> [EXERCISE OBJECTIVE]
Lines from the one containing "Clone this chart in D3.js." to the one containing "const cursorWeg = -4.62;", both lines included, are to be extracted exactly from the data below; pictures are excluded.

> [PROVIDED DATA]
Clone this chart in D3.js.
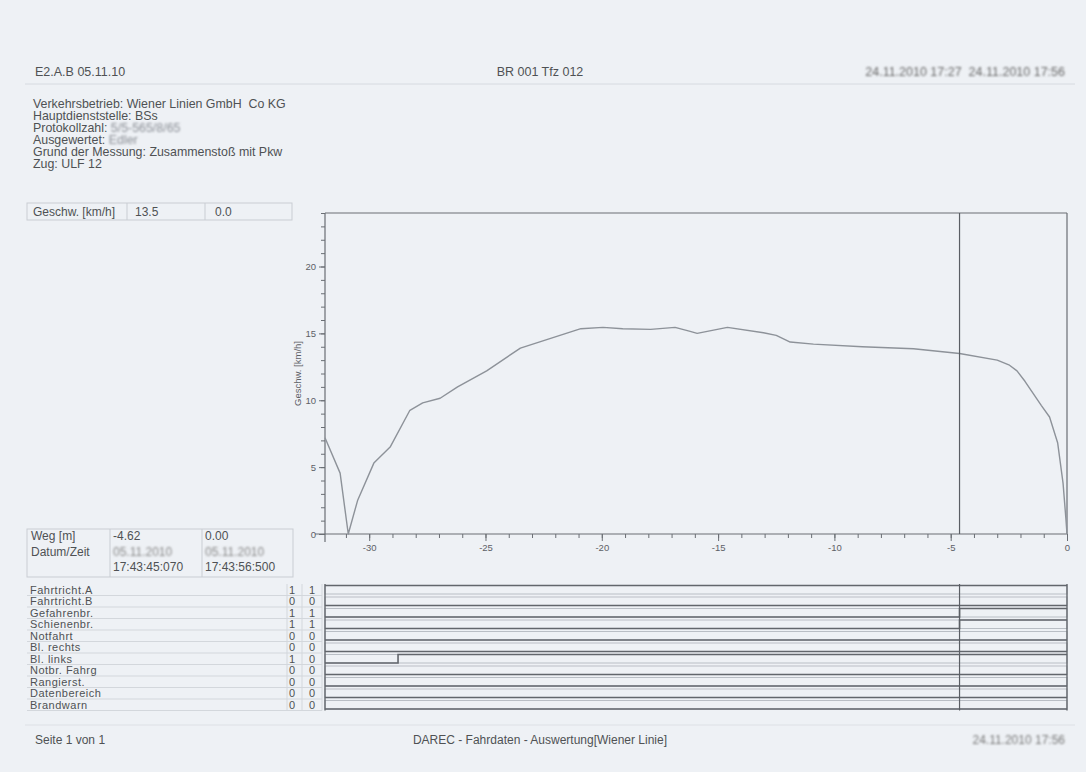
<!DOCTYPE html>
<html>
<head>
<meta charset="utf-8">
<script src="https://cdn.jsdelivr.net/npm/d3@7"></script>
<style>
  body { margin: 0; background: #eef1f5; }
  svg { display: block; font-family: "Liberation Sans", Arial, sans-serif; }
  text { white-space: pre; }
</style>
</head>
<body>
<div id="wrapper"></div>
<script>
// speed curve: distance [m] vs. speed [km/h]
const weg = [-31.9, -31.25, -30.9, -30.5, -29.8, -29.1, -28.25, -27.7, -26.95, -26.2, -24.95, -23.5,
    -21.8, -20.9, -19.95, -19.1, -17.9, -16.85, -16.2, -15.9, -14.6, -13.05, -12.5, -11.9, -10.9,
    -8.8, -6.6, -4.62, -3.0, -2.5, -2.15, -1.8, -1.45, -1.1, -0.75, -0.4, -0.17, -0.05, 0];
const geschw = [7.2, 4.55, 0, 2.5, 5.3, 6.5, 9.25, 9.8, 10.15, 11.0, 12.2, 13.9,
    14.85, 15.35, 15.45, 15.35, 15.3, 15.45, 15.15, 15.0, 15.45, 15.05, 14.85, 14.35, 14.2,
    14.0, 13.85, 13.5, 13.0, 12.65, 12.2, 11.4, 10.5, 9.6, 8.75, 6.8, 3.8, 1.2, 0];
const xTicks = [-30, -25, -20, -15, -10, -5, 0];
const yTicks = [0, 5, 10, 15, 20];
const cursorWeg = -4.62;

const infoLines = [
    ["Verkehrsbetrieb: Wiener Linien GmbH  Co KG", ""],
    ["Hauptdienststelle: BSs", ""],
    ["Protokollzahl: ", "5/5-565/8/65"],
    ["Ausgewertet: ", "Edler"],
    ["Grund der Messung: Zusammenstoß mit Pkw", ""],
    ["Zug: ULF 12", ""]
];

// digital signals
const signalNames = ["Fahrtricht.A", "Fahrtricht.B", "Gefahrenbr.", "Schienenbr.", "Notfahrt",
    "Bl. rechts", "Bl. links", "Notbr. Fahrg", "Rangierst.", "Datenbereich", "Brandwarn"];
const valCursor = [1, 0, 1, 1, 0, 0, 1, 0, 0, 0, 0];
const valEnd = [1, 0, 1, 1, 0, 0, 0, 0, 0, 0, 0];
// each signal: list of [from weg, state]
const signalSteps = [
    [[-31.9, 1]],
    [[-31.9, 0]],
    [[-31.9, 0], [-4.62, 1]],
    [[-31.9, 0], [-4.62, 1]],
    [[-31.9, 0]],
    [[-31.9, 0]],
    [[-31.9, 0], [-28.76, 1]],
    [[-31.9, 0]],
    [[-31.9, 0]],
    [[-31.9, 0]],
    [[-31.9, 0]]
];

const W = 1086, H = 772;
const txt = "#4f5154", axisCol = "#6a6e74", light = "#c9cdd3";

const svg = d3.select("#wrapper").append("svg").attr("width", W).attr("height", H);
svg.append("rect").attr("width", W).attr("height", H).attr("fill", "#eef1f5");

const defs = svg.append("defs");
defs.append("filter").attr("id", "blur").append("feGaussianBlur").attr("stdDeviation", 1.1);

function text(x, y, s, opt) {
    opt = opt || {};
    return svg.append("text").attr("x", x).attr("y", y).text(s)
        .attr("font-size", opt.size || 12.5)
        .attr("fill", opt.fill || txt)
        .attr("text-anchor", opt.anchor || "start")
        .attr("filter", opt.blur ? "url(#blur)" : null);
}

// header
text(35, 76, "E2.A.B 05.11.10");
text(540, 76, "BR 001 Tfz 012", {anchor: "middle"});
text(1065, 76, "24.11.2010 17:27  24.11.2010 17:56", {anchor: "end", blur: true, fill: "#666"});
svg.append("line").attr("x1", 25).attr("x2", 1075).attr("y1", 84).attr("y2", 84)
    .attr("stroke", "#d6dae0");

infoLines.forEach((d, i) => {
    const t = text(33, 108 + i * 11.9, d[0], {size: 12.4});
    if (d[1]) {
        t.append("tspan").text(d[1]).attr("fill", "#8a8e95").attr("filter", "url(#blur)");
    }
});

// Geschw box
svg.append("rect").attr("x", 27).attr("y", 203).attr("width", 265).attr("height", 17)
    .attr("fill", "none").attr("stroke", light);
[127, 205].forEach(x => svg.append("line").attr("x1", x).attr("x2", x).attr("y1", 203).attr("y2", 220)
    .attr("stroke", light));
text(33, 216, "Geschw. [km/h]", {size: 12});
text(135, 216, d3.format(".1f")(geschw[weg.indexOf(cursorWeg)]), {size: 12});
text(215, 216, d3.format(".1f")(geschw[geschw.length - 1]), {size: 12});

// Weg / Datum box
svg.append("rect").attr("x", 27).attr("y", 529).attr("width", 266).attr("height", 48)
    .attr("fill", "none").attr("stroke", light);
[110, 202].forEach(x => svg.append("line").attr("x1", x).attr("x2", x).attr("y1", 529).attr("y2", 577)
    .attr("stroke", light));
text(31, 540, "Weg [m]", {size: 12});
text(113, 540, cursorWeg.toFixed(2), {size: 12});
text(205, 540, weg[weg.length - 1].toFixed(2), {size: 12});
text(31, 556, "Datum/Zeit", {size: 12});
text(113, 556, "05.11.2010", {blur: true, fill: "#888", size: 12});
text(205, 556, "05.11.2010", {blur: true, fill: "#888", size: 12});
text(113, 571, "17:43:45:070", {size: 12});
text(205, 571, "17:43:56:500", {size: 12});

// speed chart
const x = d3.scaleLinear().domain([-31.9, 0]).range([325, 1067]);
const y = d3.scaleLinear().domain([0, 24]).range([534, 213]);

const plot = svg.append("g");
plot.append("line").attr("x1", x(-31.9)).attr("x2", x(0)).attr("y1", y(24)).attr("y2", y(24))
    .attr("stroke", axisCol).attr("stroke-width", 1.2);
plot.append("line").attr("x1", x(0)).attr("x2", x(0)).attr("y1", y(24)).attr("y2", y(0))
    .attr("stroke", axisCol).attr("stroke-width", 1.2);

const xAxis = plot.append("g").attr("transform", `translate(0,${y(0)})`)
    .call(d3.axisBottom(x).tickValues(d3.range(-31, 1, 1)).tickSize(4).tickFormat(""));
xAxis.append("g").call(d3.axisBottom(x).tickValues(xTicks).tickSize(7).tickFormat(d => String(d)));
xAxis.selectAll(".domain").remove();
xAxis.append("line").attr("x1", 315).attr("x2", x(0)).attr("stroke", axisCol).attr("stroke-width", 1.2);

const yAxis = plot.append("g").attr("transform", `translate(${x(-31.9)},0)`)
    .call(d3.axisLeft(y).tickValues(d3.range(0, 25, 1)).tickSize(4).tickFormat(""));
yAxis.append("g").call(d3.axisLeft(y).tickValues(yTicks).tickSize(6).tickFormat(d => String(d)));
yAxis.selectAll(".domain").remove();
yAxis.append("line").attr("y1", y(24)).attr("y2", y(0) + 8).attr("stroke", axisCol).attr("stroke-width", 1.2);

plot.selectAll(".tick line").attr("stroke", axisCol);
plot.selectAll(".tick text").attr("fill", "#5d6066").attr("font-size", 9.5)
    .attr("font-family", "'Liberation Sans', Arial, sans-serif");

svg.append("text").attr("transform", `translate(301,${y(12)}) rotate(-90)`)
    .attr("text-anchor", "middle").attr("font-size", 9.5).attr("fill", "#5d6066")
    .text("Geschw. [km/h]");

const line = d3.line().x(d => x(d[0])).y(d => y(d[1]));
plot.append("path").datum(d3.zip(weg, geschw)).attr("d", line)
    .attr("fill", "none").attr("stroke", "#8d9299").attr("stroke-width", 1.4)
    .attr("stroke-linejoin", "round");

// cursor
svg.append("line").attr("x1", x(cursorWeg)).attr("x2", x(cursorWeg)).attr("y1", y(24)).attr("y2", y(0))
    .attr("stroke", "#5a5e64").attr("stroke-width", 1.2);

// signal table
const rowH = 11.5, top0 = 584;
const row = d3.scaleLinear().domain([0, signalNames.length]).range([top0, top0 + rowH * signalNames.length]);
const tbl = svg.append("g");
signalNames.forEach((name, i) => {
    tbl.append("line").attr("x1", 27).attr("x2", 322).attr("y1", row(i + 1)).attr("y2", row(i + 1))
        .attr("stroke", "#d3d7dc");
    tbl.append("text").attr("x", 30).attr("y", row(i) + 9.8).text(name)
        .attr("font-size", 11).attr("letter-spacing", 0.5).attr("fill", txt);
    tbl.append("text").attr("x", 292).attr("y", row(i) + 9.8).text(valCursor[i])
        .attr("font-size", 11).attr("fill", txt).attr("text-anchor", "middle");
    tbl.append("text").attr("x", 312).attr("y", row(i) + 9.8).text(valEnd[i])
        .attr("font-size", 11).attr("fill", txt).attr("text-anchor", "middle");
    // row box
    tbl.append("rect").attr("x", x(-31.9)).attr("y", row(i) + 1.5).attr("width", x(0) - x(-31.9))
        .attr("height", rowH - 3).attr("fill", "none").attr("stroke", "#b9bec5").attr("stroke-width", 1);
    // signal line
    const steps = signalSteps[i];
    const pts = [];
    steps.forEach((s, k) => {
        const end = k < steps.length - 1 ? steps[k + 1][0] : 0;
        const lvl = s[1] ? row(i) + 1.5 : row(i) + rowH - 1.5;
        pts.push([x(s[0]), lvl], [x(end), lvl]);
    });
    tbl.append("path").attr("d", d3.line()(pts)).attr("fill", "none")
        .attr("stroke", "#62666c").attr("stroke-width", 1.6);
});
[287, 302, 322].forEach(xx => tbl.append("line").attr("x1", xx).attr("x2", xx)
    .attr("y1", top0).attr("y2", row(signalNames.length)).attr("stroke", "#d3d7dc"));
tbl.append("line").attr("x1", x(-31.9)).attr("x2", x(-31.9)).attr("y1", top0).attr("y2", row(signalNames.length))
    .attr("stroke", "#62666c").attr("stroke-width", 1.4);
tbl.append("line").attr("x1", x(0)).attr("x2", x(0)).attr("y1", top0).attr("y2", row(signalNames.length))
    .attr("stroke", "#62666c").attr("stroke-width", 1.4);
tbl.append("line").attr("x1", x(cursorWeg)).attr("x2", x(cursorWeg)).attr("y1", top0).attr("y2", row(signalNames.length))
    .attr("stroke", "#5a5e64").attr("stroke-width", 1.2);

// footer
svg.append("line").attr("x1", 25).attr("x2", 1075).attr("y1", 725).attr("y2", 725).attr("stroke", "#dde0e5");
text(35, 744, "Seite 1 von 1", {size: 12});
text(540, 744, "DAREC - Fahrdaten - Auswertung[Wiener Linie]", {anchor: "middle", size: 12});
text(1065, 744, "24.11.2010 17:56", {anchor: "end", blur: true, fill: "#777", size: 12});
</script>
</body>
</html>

---

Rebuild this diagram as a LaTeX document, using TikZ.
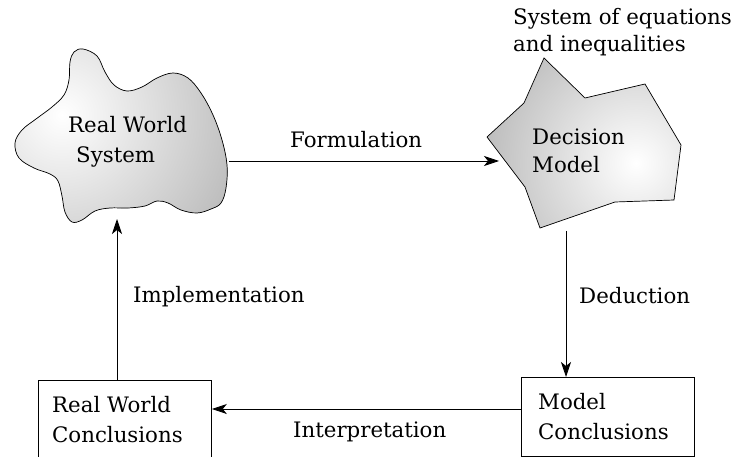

> [SOLUTION TO THIS PROBLEM]
Clone this chart in D3.js.
<!DOCTYPE html>
<html>
<head>
<meta charset="utf-8">
<script src="https://cdn.jsdelivr.net/npm/d3@7"></script>
<style>
  body { margin: 0; background: #eef1f5; }
  svg { display: block; font-family: "Liberation Sans", Arial, sans-serif; }
  text { white-space: pre; }
</style>
</head>
<body>
<div id="wrapper"></div>
<script>
// speed curve: distance [m] vs. speed [km/h]
const weg = [-31.9, -31.25, -30.9, -30.5, -29.8, -29.1, -28.25, -27.7, -26.95, -26.2, -24.95, -23.5,
    -21.8, -20.9, -19.95, -19.1, -17.9, -16.85, -16.2, -15.9, -14.6, -13.05, -12.5, -11.9, -10.9,
    -8.8, -6.6, -4.62, -3.0, -2.5, -2.15, -1.8, -1.45, -1.1, -0.75, -0.4, -0.17, -0.05, 0];
const geschw = [7.2, 4.55, 0, 2.5, 5.3, 6.5, 9.25, 9.8, 10.15, 11.0, 12.2, 13.9,
    14.85, 15.35, 15.45, 15.35, 15.3, 15.45, 15.15, 15.0, 15.45, 15.05, 14.85, 14.35, 14.2,
    14.0, 13.85, 13.5, 13.0, 12.65, 12.2, 11.4, 10.5, 9.6, 8.75, 6.8, 3.8, 1.2, 0];
const xTicks = [-30, -25, -20, -15, -10, -5, 0];
const yTicks = [0, 5, 10, 15, 20];
const cursorWeg = -4.62;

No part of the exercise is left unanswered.